Dana's passion is food and our senses with a mission of showing how the richness of our multi-sensory environments and the multitude of our everyday interactions can create, when free of prejudiced ideas, healthier and more sustainable lives and communities. A Romanian social scientist who speaks English, German, French and Italian, she thinks deeply about the formation and transformation of taste and taste practices, and their socio-economic impact on contemporary societies. Bentia has taught, lived and conducted research throughout Europe, and is active as a lecturer, writer, public speaker, researcher and thought leader in public institutions and academia. She holds a PhD in Sociology from Lancaster University, UK. She recently gave a presentation on taste at the "Culture of Senses" congress in Zurich, Switzerland.
O'Brien: I love your phrase, the "sensuous pageantry." What does this mean to the producers and consumers of food?
Dana: This refers to the relational qualities of foods and drinks and the ways we engage with them. Food is not simply an object which we grow or buy because we are hungry and which we put into our body because we need energy. For instance, foods which traveled fewer miles appeal to us in a different way than those sealed, packed and made sterile to last longer on a shelf. The colors, smells, tastes, variety and freshness of a salad or cheese from a producer nearby tells us something about the ways in which these were produced. It's a bit like looking at foods the way we approach wine. So food gives us a lot more information than is actually filtered down on labels if we learn to guide our attention towards them. And I say this because all too often we get enmeshed in an overload of stimuli which instead of disclosing the vitality of our world tends to dull it. I believe it is well worth it to become aware of the multiple ways in which we experience our world through eating.
O'Brien: How does taste and food promote intercultural understanding?
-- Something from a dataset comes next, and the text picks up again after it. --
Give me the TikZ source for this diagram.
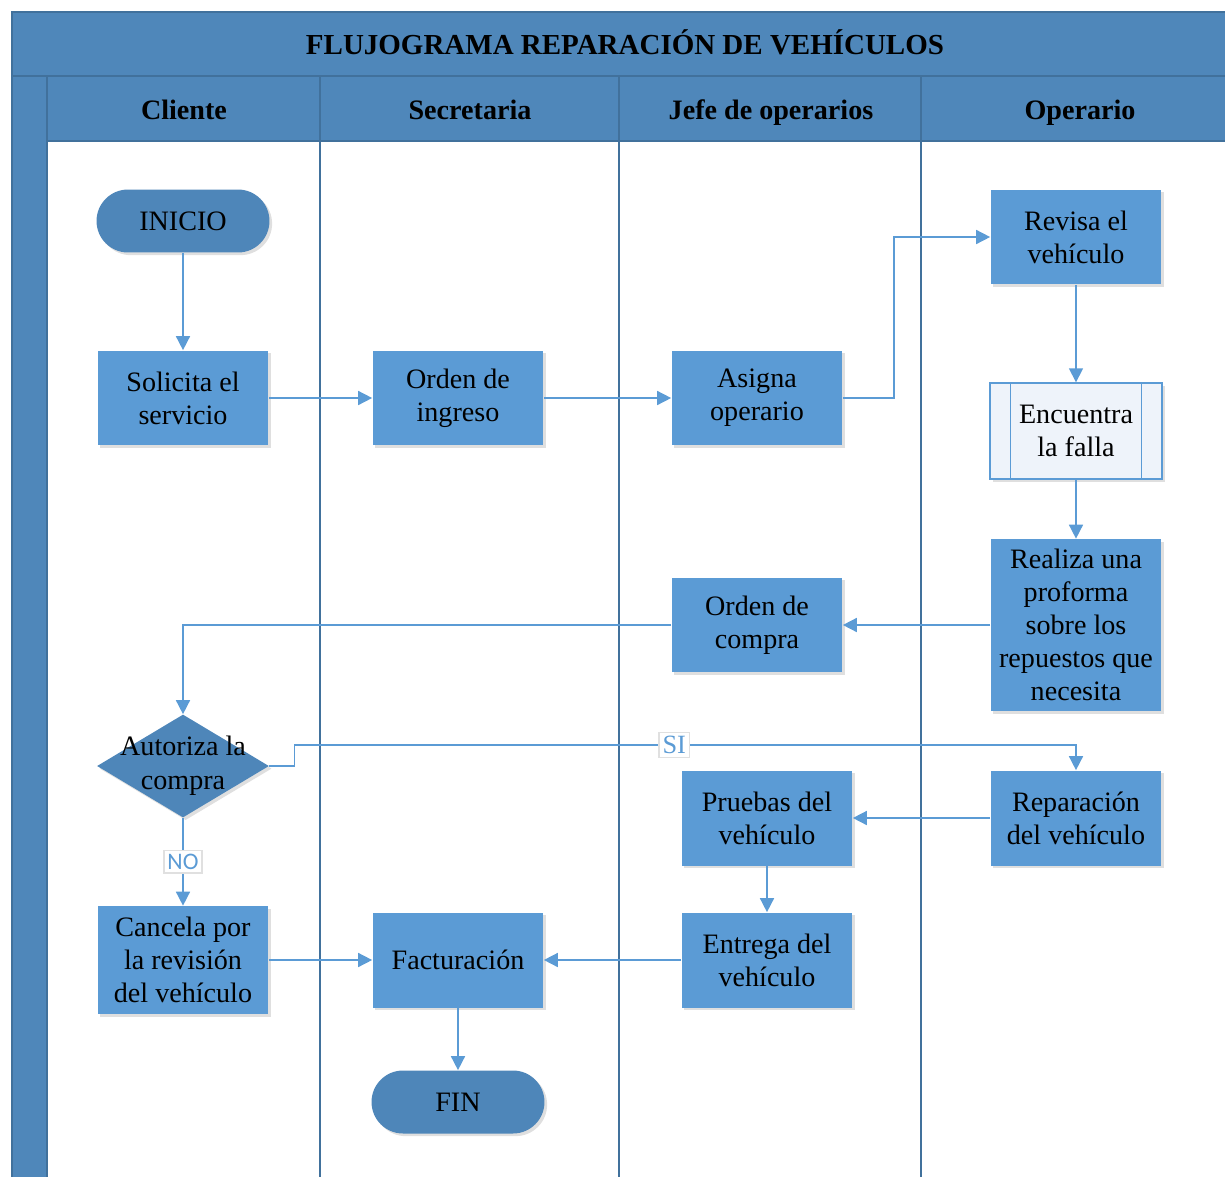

Dana: Food is a great communicator. It links and binds people together, and attaches them to places. It is sharing across borders and across generations. The Slow Food movement, for instance is not, as many assume, merely a white middle class phenomenon. It embraces diversity in all its meanings yet with one unique goal of creating ways of living more mindfully on Earth. You know well through your work how wonderful it is to bring together people at a table who do not necessary share all the same views yet come to talk to each other over food.
O'Brien: Does the Slow Food Movement have any sustainable effect on modern, industrialized food production?
Dana: Oh, yes! One of Slow Food's greatest achievements is to remind us that by eating, consuming and growing we are part of the food chain on a local as well as global scale, and thus actively steer the direction our food systems evolve towards whether we are producers or consumers, sometimes called co-producers for this reason. Most people nowadays recognize that a century of mass production took a toll on our soils, our food and not the least on our bodies. Many groups, communities and movements are currently changing these patterns.
O'Brien: Your research and writings focus on the "sensory education" of people. Can you give some practical examples of this?
Dana: We often hear the saying that we are limited by our senses. I believe the contrary is the case. If we shift our perspective more to the idea that we 'do' senses rather than 'have' them, we can start to notice that it is possible to play with them, to test them, and to train and hone them to perceive more and not less, to perceive differently. Taste then develops into an extraordinary journey which connects your brain, tongue, and guts with the soil and the sun, with your experiences and emotions to those of others, including the atmosphere of the place with the memory of a childhood event, etc. This appeals as much to a Riesling from the Rhineland, Germany where the craft of the winemaker transports the qualities of the mineral-rich slated soils into the wine as it does to the pork lard produced in marble trays in the Carrara region of Italy where the qualities from the marble dissolve some of the toxic properties of fat. Change the way you taste and you take part in changing the food system.
O'Brien: In your view, what are the current trends in food consciousness, and what are the major threats to people's health?
Dana: Without doubt, the demand for food produced sustainability is steadily growing. But there is quite a battle going on between those who exaggerate the monetary value of life and all those who reclaim control, transparency and justice over the food supply chain.
O'Brien: Here's a broad and complex question for you: How are food and taste practices linked politically, socially, economically and environmentally?
Dana: Well in a nutshell, these things are always interlinked. For instance, when talking about a Riesling wine from a small producer in the Rhineland it is probably good to think of how his work contributes to the well-being of his vineyard and the people who help make it and those who consume it. Given the environmental and economic tensions most of the world nowadays faces, awareness of the political struggles and implications of consuming and producing food is central into guiding us towards the practices that help create more sustainable ways of living.
O'Brien: This has been a very enlightening discussion, Dana, and I thank you for sharing your unique insights on a hot topic.
You know, the whole idea is not simply to judge what we taste and eat, but to keep an open mind regarding this subject. My role is to facilitate exchanges in knowledge, feelings, skills, etc., to help people create a space for imaging how we wish to live upon our Earth.